• What the exercise asks:
From the line with "Generate a Python" to the line with "red = '#e8221c'", both lines included, set down exactly those lines, please, and no others.

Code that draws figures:

========================================

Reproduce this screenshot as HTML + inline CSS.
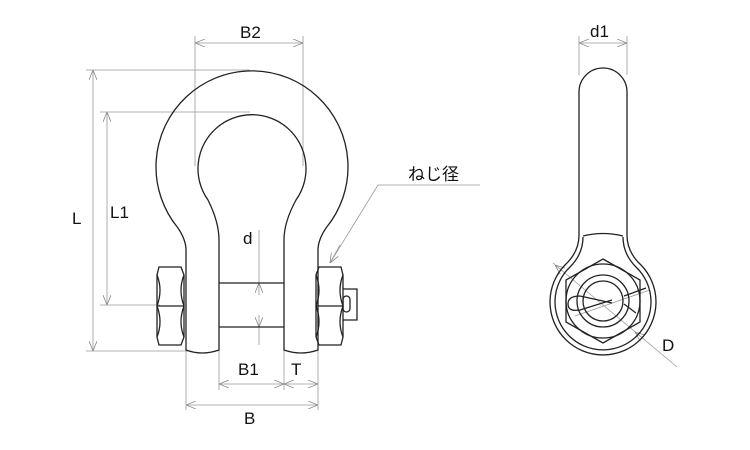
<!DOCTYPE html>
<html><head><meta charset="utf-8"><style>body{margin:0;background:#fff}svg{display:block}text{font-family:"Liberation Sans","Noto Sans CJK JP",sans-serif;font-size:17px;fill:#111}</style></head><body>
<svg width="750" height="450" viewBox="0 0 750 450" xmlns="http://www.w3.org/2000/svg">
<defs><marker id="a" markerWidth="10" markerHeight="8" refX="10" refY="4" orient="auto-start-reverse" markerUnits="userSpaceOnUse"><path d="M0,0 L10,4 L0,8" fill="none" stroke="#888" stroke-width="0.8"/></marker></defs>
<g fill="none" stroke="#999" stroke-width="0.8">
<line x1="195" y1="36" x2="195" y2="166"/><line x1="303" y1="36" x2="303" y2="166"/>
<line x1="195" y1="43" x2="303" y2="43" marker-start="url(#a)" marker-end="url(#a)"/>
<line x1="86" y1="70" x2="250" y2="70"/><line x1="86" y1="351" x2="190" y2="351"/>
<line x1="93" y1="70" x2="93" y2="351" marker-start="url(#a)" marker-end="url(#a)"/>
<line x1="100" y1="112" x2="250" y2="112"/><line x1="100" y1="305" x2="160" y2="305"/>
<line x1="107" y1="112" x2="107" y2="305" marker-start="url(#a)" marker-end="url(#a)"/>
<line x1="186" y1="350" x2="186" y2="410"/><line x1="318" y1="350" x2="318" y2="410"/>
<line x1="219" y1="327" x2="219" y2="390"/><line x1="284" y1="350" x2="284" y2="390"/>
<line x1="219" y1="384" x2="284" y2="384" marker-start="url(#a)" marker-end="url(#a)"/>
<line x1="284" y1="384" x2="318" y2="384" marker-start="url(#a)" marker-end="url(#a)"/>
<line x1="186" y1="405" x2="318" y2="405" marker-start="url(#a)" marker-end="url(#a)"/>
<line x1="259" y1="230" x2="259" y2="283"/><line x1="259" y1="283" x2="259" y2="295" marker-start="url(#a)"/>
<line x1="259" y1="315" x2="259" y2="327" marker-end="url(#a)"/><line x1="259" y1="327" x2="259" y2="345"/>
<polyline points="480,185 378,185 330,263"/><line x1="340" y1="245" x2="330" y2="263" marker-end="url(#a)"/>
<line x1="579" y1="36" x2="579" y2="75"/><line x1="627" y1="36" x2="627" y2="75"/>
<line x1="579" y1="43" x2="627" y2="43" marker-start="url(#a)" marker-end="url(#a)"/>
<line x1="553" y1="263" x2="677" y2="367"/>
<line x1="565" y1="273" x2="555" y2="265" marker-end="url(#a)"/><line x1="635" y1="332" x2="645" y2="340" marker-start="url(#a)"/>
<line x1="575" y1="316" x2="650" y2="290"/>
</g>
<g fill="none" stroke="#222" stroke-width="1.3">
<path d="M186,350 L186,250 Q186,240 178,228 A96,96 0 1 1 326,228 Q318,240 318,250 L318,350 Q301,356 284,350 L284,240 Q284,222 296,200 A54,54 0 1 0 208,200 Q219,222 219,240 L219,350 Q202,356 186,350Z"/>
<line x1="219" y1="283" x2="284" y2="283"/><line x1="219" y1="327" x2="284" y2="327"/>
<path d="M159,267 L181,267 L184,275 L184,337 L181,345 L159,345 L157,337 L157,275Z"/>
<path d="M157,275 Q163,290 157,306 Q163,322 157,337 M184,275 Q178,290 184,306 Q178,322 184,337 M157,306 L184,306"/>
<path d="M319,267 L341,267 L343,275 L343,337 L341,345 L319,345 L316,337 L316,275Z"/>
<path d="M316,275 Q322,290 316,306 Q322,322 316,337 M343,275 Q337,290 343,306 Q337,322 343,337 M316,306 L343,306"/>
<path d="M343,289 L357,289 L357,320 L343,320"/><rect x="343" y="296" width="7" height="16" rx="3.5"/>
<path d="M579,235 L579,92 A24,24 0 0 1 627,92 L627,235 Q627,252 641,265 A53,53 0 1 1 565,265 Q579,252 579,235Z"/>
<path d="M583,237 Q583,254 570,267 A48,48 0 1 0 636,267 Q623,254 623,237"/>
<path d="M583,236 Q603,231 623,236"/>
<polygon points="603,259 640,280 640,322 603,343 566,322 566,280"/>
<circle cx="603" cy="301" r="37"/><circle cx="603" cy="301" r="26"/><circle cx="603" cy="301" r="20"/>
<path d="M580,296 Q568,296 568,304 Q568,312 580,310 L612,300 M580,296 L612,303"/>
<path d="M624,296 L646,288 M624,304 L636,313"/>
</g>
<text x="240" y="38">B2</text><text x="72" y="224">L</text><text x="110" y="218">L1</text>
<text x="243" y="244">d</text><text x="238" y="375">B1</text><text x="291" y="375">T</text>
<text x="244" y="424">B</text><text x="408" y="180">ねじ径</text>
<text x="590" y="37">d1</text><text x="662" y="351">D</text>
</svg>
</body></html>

========================================

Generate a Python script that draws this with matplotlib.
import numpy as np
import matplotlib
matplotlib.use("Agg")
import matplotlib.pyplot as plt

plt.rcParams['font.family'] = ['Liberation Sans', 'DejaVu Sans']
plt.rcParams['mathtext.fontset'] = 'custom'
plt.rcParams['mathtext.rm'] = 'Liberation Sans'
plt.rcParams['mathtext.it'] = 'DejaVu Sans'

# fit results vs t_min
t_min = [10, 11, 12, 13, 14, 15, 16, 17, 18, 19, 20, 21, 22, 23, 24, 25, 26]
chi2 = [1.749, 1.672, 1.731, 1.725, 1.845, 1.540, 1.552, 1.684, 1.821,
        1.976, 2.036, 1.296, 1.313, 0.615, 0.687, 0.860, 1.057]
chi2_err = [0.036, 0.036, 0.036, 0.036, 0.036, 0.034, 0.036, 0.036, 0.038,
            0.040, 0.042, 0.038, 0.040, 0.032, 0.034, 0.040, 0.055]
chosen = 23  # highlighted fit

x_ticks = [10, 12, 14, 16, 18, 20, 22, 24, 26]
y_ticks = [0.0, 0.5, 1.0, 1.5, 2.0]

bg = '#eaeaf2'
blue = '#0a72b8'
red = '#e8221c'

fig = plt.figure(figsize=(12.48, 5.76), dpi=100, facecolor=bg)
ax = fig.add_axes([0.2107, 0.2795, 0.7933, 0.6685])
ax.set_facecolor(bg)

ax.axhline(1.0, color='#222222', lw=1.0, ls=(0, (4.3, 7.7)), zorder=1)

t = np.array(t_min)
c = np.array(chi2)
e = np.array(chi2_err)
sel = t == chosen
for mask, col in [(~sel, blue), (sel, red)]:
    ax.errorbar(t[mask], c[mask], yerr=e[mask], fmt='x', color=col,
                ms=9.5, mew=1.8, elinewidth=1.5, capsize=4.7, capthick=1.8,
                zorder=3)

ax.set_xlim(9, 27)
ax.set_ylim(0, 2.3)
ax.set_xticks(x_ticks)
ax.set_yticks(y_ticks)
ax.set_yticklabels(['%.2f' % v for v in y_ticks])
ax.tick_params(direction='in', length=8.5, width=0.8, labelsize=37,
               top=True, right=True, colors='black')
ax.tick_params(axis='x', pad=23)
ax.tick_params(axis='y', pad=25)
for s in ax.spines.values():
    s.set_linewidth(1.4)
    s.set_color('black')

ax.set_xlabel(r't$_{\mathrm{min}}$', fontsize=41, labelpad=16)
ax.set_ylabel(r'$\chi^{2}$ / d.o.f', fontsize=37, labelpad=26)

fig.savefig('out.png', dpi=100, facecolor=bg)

========================================

• The result:
Generate a Python script that draws this with matplotlib.
import numpy as np
import matplotlib
matplotlib.use("Agg")
import matplotlib.pyplot as plt

plt.rcParams['font.family'] = ['Liberation Sans', 'DejaVu Sans']
plt.rcParams['mathtext.fontset'] = 'custom'
plt.rcParams['mathtext.rm'] = 'Liberation Sans'
plt.rcParams['mathtext.it'] = 'DejaVu Sans'

# fit results vs t_min
t_min = [10, 11, 12, 13, 14, 15, 16, 17, 18, 19, 20, 21, 22, 23, 24, 25, 26]
chi2 = [1.749, 1.672, 1.731, 1.725, 1.845, 1.540, 1.552, 1.684, 1.821,
        1.976, 2.036, 1.296, 1.313, 0.615, 0.687, 0.860, 1.057]
chi2_err = [0.036, 0.036, 0.036, 0.036, 0.036, 0.034, 0.036, 0.036, 0.038,
            0.040, 0.042, 0.038, 0.040, 0.032, 0.034, 0.040, 0.055]
chosen = 23  # highlighted fit

x_ticks = [10, 12, 14, 16, 18, 20, 22, 24, 26]
y_ticks = [0.0, 0.5, 1.0, 1.5, 2.0]

bg = '#eaeaf2'
blue = '#0a72b8'
red = '#e8221c'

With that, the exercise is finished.